What to Expect with a 180-day Moving Average Crossover

At the risk of sounding risque let me just say that we seem to kiss the 180-day moving average line every day and not being able to get to “second base”; the market just hasn’t been able to cross over that line.

But what if it does. What happens if we do cross above the 180-day moving average and enter the next plateau, the land between the 300- and 180-moving averages. What’s happened in the past when this has occurred? How long has the market stayed in this sort of purgatory, someplace between the MTI signaling it too risky to be in the market and it giving an all-clear signal to be “all in” (when the index finally crosses over the 300-day moving average).

The market has been in this same situation 25 times over the past 45 years:

Here are points you should take away from this data:

  • Reversing and dropping again back down bellow the 180-day moving average happened nearly a third of the time; the Index continued to move up and crossed over the 300-day moving average 8 times.
  • When the average reversed and crossed back down over the 180-day, it did so fairly soon after entering the zone, on average within 2.57 trading days. If there was sufficient strength to stay above the MA for more than 5-6 days, there’s a good chance of a move above the 300-day within an average 7.25 trading days.
  • Regardless of the direction the Index exited this zone, whether exiting up or down, the Index rose each time with an average gain of 2%. The maximum gain was 7.5% during 2003 as the market was emerging from the Tech Bubble Crash over 19 trading days; the second largest gain was 5.93% over 11 trading days at the end of the previous oil crises crash of 1973-75.

I can’t predict what will happen this time, no one can and anyone who claims they can is a charlatan. But these statistics give us one frame of reference for understanding what has happened in the past and what might happen this time.
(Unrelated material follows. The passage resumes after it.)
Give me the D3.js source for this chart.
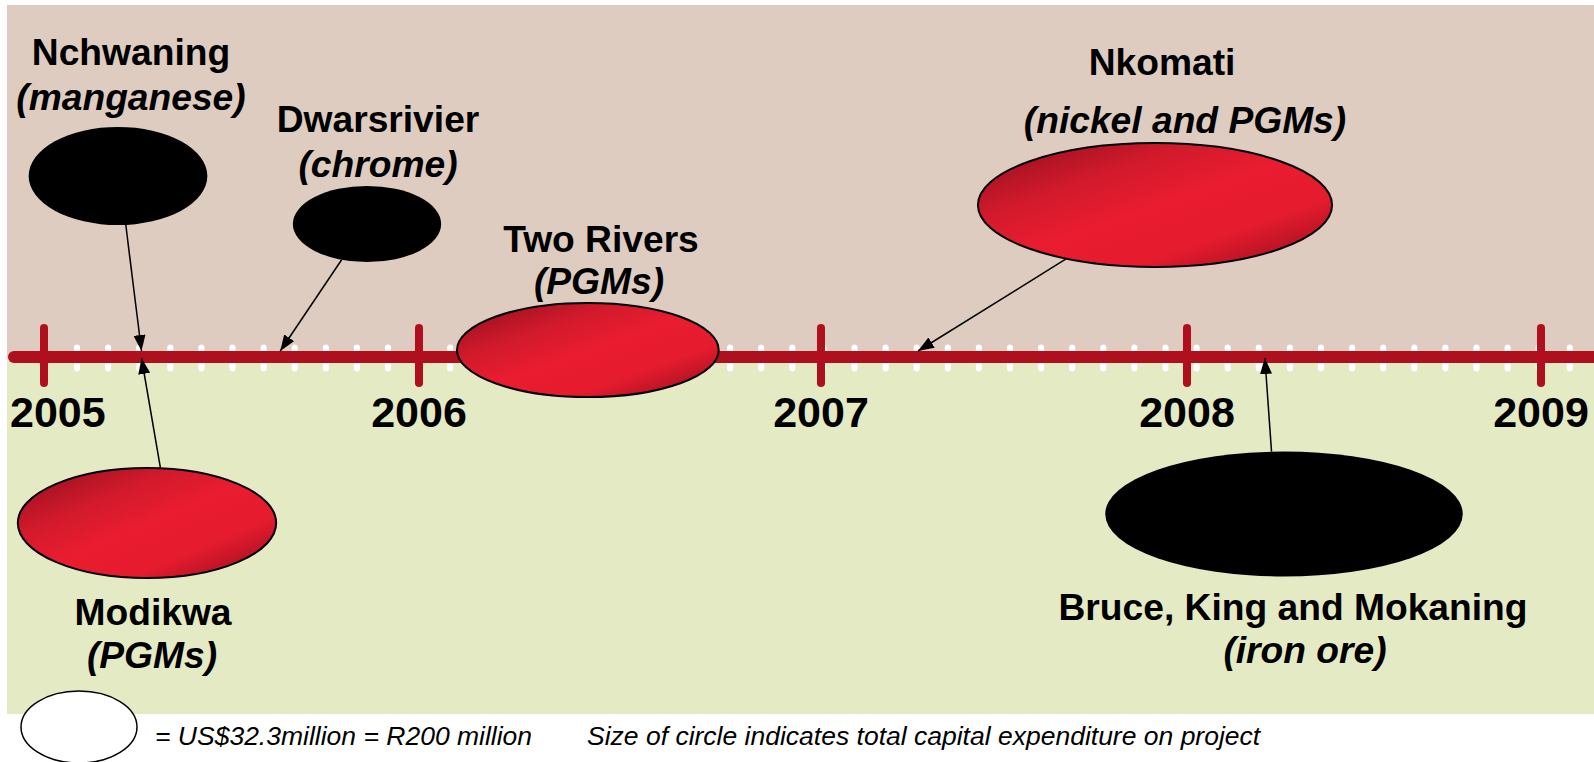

In my back-testing of my Market Timing Indicator, however, a move above the 180-day moving average is a call to be “all in”. I’m jumping the gun by having reduced my cash position to around 50% by purchasing positions in many of the stocks I’ve mentioned here over the past several weeks (more on the performance of those recommendations tomorrow).

In the meantime, we’ll just take each day as it comes and follow the game plan outlined earlier (see May 8).